▸ Requirements
In the listing below, locate the lines bearing the word "script". Copy every one of them.

## Begin Supplied material

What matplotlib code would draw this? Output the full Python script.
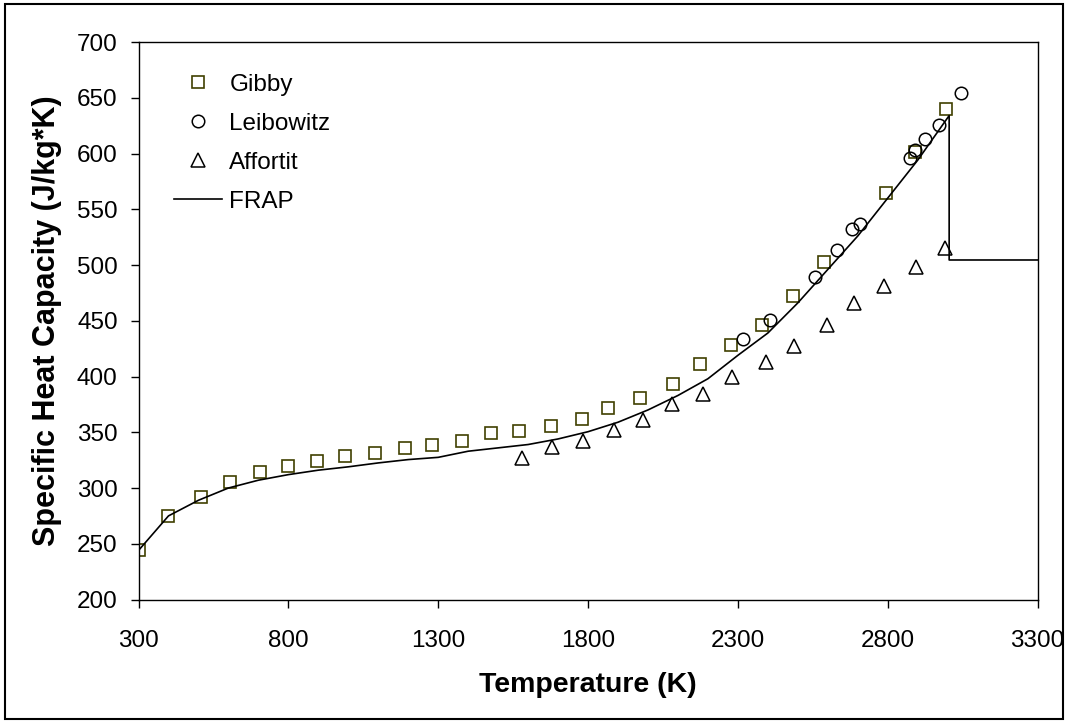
import numpy as np
import matplotlib
matplotlib.use("Agg")
import matplotlib.pyplot as plt
from matplotlib.patches import Rectangle

plt.rcParams['font.family'] = ['Liberation Sans', 'DejaVu Sans']

# Gibby (squares)
gibby_t = [300, 400, 510, 605, 705, 800, 895, 990, 1090, 1190, 1280, 1380, 1476, 1569,
           1677, 1780, 1866, 1974, 2083, 2175, 2278, 2381, 2483, 2587, 2793, 2891, 2994]
gibby_cp = [244, 275, 292, 305.5, 314.5, 319.5, 324, 328.5, 331, 336, 339, 342, 349, 351.5,
            356, 362, 371.5, 381, 393, 411, 428, 446.5, 472.5, 503, 564.5, 601.5, 639.5]

# Leibowitz (circles)
leib_t = [2318, 2408, 2558, 2632, 2680, 2708, 2874, 2891, 2926, 2971, 3045]
leib_cp = [434, 451, 489.5, 513.5, 532, 537, 596, 603, 613, 626, 654]

# Affortit (triangles)
aff_t = [1580, 1680, 1782, 1886, 1982, 2080, 2184, 2280, 2395, 2486, 2598, 2688, 2789, 2893, 2990]
aff_cp = [327, 337, 342.5, 352, 361, 375, 384, 400, 413, 427, 446, 466, 481, 498, 515]

# FRAP (line)
frap_t = [300, 400, 500, 600, 700, 800, 900, 1000, 1100, 1200, 1300, 1400, 1500, 1600, 1700,
          1800, 1900, 2000, 2100, 2200, 2300, 2400, 2500, 2600, 2700, 2800, 2900, 3005, 3005, 3300]
frap_cp = [244, 275, 289, 300, 307, 312, 316, 319, 322.5, 325.5, 327.5, 333, 336, 339, 344,
           350.5, 359, 370, 383, 398, 419, 439, 466, 496, 526, 560, 594, 634, 504.5, 504.5]

fig = plt.figure(figsize=(10.68, 7.23), dpi=100)
ax = fig.add_axes([0.1297, 0.1708, 0.8418, 0.7711])

ax.plot(gibby_t, gibby_cp, linestyle='none', marker='s', markersize=9,
        markerfacecolor='none', markeredgecolor='#404000', markeredgewidth=1.2, label='Gibby')
ax.plot(leib_t, leib_cp, linestyle='none', marker='o', markersize=9,
        markerfacecolor='none', markeredgecolor='black', markeredgewidth=1.1, label='Leibowitz')
ax.plot(aff_t, aff_cp, linestyle='none', marker='^', markersize=10,
        markerfacecolor='none', markeredgecolor='black', markeredgewidth=1.1, label='Affortit')
ax.plot(frap_t, frap_cp, color='black', linewidth=1.2, label='FRAP')

ax.set_xlim(300, 3300)
ax.set_ylim(200, 700)
ax.set_xticks(np.arange(300, 3301, 500))
ax.set_yticks(np.arange(200, 701, 50))
ax.tick_params(axis='both', direction='out', labelsize=17.5, color='black', width=1)
ax.tick_params(axis='x', length=6, pad=16)
ax.tick_params(axis='y', length=6, pad=9)
for s in ax.spines.values():
    s.set_linewidth(1.0)
    s.set_color('black')

ax.set_xlabel('Temperature (K)', fontsize=20.5, fontweight='bold', labelpad=14)
ax.set_ylabel('Specific Heat Capacity (J/kg*K)', fontsize=22, fontweight='bold', labelpad=11)

ax.legend(loc='upper left', frameon=False, fontsize=17.5, handlelength=2.0,
          handletextpad=0.3, labelspacing=0.7, bbox_to_anchor=(0.02, 0.974), borderaxespad=0.3)

fig.patches.append(Rectangle((0.005, 0.006), 0.99, 0.988, transform=fig.transFigure,
                             fill=False, edgecolor='black', linewidth=1.5))

fig.savefig('out.png', dpi=100)
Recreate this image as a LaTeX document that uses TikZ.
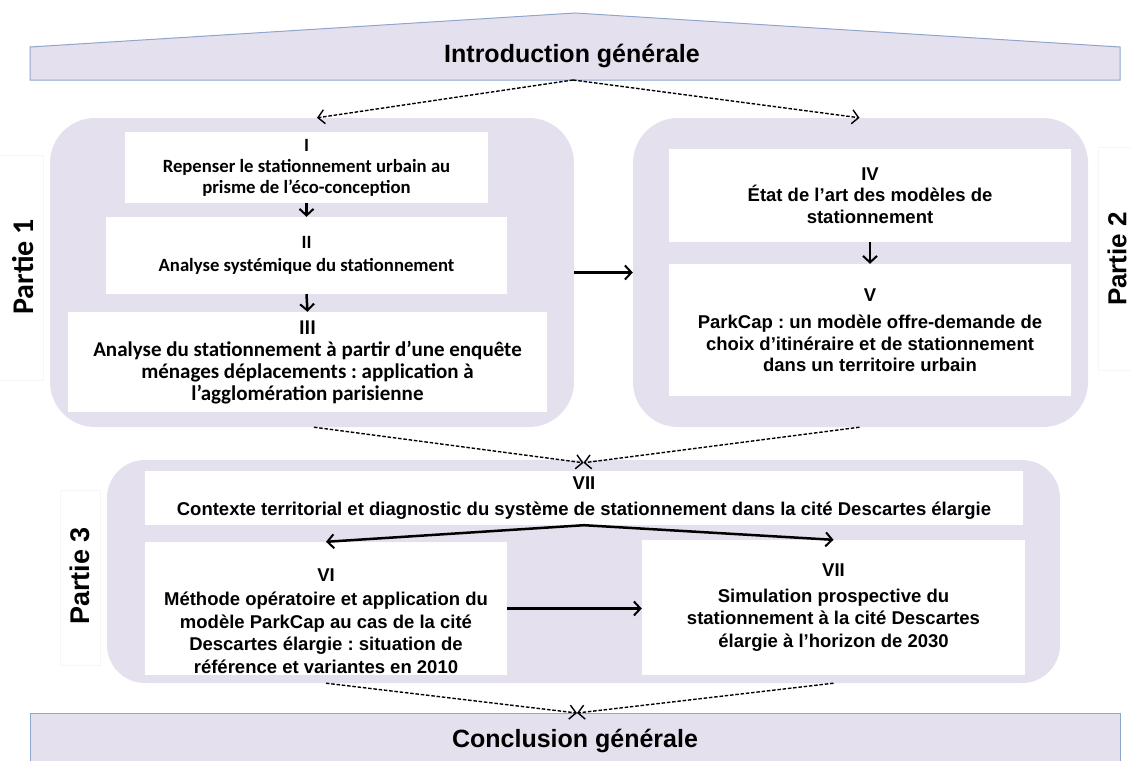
\documentclass[tikz,border=0pt]{standalone}
\usepackage{fontspec}
\setmainfont{Liberation Sans}
\newfontfamily\calib{Carlito}
\usetikzlibrary{arrows.meta,calc}
\definecolor{lav}{HTML}{E5E0EE}
\definecolor{bord}{HTML}{8EA6CC}
\definecolor{faint}{HTML}{F6F6F6}
\frenchspacing
\tikzset{
  container/.style={fill=lav, rounded corners=45pt, inner sep=0pt},
  wbox/.style={fill=white, inner sep=0pt, align=center, text=black},
  partlabel/.style={rotate=90, inner sep=0pt, font=\bfseries\fontsize{27}{30}\selectfont},
  faintframe/.style={draw=faint, line width=0.8pt},
  arr/.style={-{Straight Barb[length=6.5pt,width=14pt,line width=2pt]}, line width=2.5pt},
  darr/.style={dash pattern=on 3.5pt off 1.8pt, line width=1.4pt, -{Straight Barb[length=6.5pt,width=14pt,line width=1.4pt]}},
  fA/.style={font=\calib\bfseries\fontsize{18.7}{21}\selectfont},
  fB/.style={font=\calib\bfseries\fontsize{21}{22}\selectfont},
  fC/.style={font=\bfseries\fontsize{18.5}{21.5}\selectfont},
  fD/.style={font=\bfseries\fontsize{18.5}{22.5}\selectfont},
  fT/.style={font=\bfseries\fontsize{25}{28}\selectfont}
}
\begin{document}
\begin{tikzpicture}[x=1pt,y=-1pt]
\useasboundingbox (0,0) rectangle (1131,760);

% faint text frames of the side labels
\draw[faintframe] (-2,155) -- (43,155) -- (43,380) -- (-2,380);
\draw[faintframe] (1133,147) -- (1098,147) -- (1098,370) -- (1133,370);
\draw[faintframe] (60,490) rectangle (100,665);

% introduction banner
\draw[fill=lav, draw=bord, line width=1pt] (30,80) -- (30,47) -- (575,13) -- (1120,47) -- (1120,80) -- cycle;
\node[fT, anchor=base, inner sep=0pt] (intro) at (572,63) {Introduction générale};
\coordinate (introb) at (573,80);

% containers
\node[container, minimum width=524pt, minimum height=309pt] (c1) at (312,272.5) {};
\node[container, minimum width=455pt, minimum height=309pt] (c2) at (860.5,272.5) {};
\node[container, rounded corners=38pt, minimum width=953pt, minimum height=223pt] (c3) at (583.5,571.5) {};

% side labels
\node[partlabel, font=\calib\bfseries\fontsize{30}{32}\selectfont] (p1) at (23,267) {Partie 1};
\node[partlabel, font=\bfseries\fontsize{26}{28}\selectfont] (p2) at (1117,259) {Partie 2};
\node[partlabel] (p3) at (80,576) {Partie 3};

% partie 1
\node[wbox, fA, minimum width=363pt, minimum height=71pt] (b1) at (306.5,167.5)
  {I\\Repenser le stationnement urbain au\\prisme de l’éco-conception};
\node[wbox, fA, minimum width=401pt, minimum height=77pt] (b2) at (306.5,255.5)
  {II\\[2pt]Analyse systémique du stationnement};
\node[wbox, fB, minimum width=479pt, minimum height=100pt] (b3) at (307.5,362)
  {III\\Analyse du stationnement à partir d’une enquête\\ménages déplacements : application à\\l’agglomération parisienne};

% partie 2
\node[wbox, fC, minimum width=402pt, minimum height=93pt] (b4) at (870,195.5)
  {IV\\État de l’art des modèles de\\stationnement};
\node[wbox, fC, minimum width=402pt, minimum height=132pt] (b5) at (870,330)
  {V\\[6pt]ParkCap : un modèle offre-demande de\\choix d’itinéraire et de stationnement\\dans un territoire urbain};

% partie 3
\node[wbox, fD, minimum width=878pt, minimum height=54pt] (b7) at (584,498)
  {VII\\[3pt]Contexte territorial et diagnostic du système de stationnement dans la cité Descartes élargie};
\node[wbox, minimum width=362pt, minimum height=133pt] (b6) at (326,608.5) {};
\node[fD, align=center, inner sep=0pt] (t6) at (326,621)
  {VI\\[2pt]Méthode opératoire et application du\\modèle ParkCap au cas de la cité\\Descartes élargie : situation de\\référence et variantes en 2010};
\node[wbox, fD, minimum width=383pt, minimum height=135pt] (b8) at (833.5,607.5)
  {VII\\[3pt]Simulation prospective du\\stationnement à la cité Descartes\\élargie à l’horizon de 2030};

% conclusion
\fill[lav] (30,713) rectangle (1120,762);
\draw[bord, line width=1pt] (30,762) -- (30,713) -- (1120,713) -- (1120,762);
\node[fT, anchor=base, inner sep=0pt] (concl) at (575,747) {Conclusion générale};
\coordinate (conclt) at (577,713);

% solid connectors
\draw[arr] (b1.south) -- (b2.north);
\draw[arr] (b2.south) -- (b3.north);
\draw[arr] (b4.south) -- (b5.north);
\draw[arr] (c1.east) -- (c2.west);
\draw[arr] (b7.south) -- (b6.north);
\draw[arr] (b7.south) -- (b8.north);
\draw[arr] (b6.east) -- (b6.east -| b8.west);

% dashed connectors
\draw[darr] (introb) -- ([xshift=5pt]c1.north);
\draw[darr] (introb) -- ([xshift=-1pt]c2.north);
\draw[darr] ([xshift=2pt]c1.south) -- ([yshift=-3pt]c3.north);
\draw[darr] ([xshift=-1pt]c2.south) -- ([yshift=-3pt]c3.north);
\draw[darr] (b6.south |- c3.south) -- (conclt);
\draw[darr] (b8.south |- c3.south) -- (conclt);
\end{tikzpicture}
\end{document}
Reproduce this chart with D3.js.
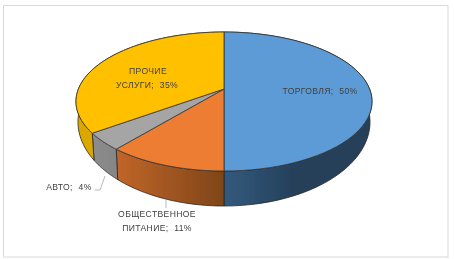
<!DOCTYPE html>
<html>
<head>
<meta charset="utf-8">
<script src="https://cdn.jsdelivr.net/npm/d3@7"></script>
<style>
html, body { margin: 0; padding: 0; background: #fff; overflow: hidden; }
svg { display: block; }
text { font-family: "Liberation Sans", sans-serif; font-size: 8.6px; fill: #404040; letter-spacing: 0.35px; word-spacing: 3px; }
</style>
</head>
<body>
<script>
// chart data
var categories = ["ТОРГОВЛЯ", "ОБЩЕСТВЕННОЕ ПИТАНИЕ", "АВТО", "ПРОЧИЕ УСЛУГИ"];
var shares = [50, 11, 4, 35];
var topColors = ["#5b9bd5", "#ed7d31", "#a5a5a5", "#ffc000"];
var wallLeft = ["#335a7d", "#c0652a", "#8c8c8c", "#dca800"];
var wallRight = ["#25405a", "#7f4518", "#858585", "#d8a500"];

var width = 454,
	height = 259;

var svg = d3.select("body").append("svg")
	.attr("width", width)
	.attr("height", height);

var defs = svg.append("defs");
defs.append("filter").attr("id", "soft")
	.append("feGaussianBlur").attr("stdDeviation", 0.28);

// frame around the chart
svg.append("rect")
	.attr("x", 3.5).attr("y", 5.5)
	.attr("width", 444.5).attr("height", 251.5)
	.attr("fill", "#fff")
	.attr("stroke", "#d9d9d9")
	.attr("stroke-width", 1);

// tilted disc: unit circle -> screen, circle centre lands higher than ellipse centre
var cx = 224, cy = 89, sx = 145.6, sy = 67.25, k = -0.18;
// lower rim is a wider-open ellipse than the top one (perspective)
var topMid = 101.5, lowMid = 122, stretchY = 84 / 69.5, stretchX = 146 / 148;

function project(a) {
	var u = Math.sin(a), v = -Math.cos(a), w = 1 + k * v;
	return [cx + sx * u / w, cy + sy * v / w];
}
function lower(p) {
	return [cx + (p[0] - cx) * stretchX, lowMid + (p[1] - topMid) * stretchY];
}
function arcPoints(a0, a1) {
	return d3.range(0, 61).map(function(i) {
		return project(a0 + (a1 - a0) * i / 60);
	});
}

var pie = d3.pie().sort(null);
var slices = pie(shares);
var line = d3.line();
var chart = svg.append("g").attr("filter", "url(#soft)");

// outer walls first, the tops cover the back part
slices.forEach(function(d, i) {
	var top = arcPoints(d.startAngle, d.endAngle);
	var low = top.map(lower).reverse();
	var xs = low.map(function(p) { return p[0]; });
	var grad = defs.append("linearGradient")
		.attr("id", "wall" + i)
		.attr("gradientUnits", "userSpaceOnUse")
		.attr("x1", i == 0 ? cx : d3.min(xs))
		.attr("x2", i == 0 ? cx + 70 : d3.max(xs))
		.attr("y1", 0).attr("y2", 0);
	grad.append("stop").attr("offset", 0).attr("stop-color", wallLeft[i]);
	grad.append("stop").attr("offset", 1).attr("stop-color", wallRight[i]);
	chart.append("path")
		.attr("d", line(top.concat(low)) + "Z")
		.attr("fill", "url(#wall" + i + ")")
		.attr("stroke", "#262626")
		.attr("stroke-width", 0.8)
		.attr("stroke-linejoin", "round");
});

slices.forEach(function(d, i) {
	var pts = [[cx, cy]].concat(arcPoints(d.startAngle, d.endAngle));
	chart.append("path")
		.attr("d", line(pts) + "Z")
		.attr("fill", topColors[i])
		.attr("stroke", "#333")
		.attr("stroke-width", 0.8)
		.attr("stroke-linejoin", "round");
});

// leader lines
var leaders = [
	[[95, 190], [100, 190], [105, 176]],
	[[166, 199], [166, 208]]
];
svg.selectAll(".leader").data(leaders).enter().append("path")
	.attr("class", "leader")
	.attr("d", function(d) { return line(d); })
	.attr("fill", "none")
	.attr("stroke", "#a6a6a6")
	.attr("stroke-width", 0.8);

// labels, one entry per line of text
var labelRows = [
	{ text: categories[0] + "; " + shares[0] + "%", x: 320, y: 94 },
	{ text: "ОБЩЕСТВЕННОЕ", x: 157, y: 216.5 },
	{ text: "ПИТАНИЕ; " + shares[1] + "%", x: 157, y: 230.5 },
	{ text: categories[2] + "; " + shares[2] + "%", x: 69, y: 190 },
	{ text: "ПРОЧИЕ", x: 148, y: 74 },
	{ text: "УСЛУГИ; " + shares[3] + "%", x: 147, y: 88 }
];
svg.append("g").attr("filter", "url(#soft)")
	.selectAll("text").data(labelRows).enter().append("text")
	.attr("x", function(d) { return d.x; })
	.attr("y", function(d) { return d.y; })
	.attr("text-anchor", "middle")
	.text(function(d) { return d.text; });
</script>
</body>
</html>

## End Supplied material

▸ Output below
What matplotlib code would draw this? Output the full Python script.
<script src="https://cdn.jsdelivr.net/npm/d3@7"></script>
<script>
</script>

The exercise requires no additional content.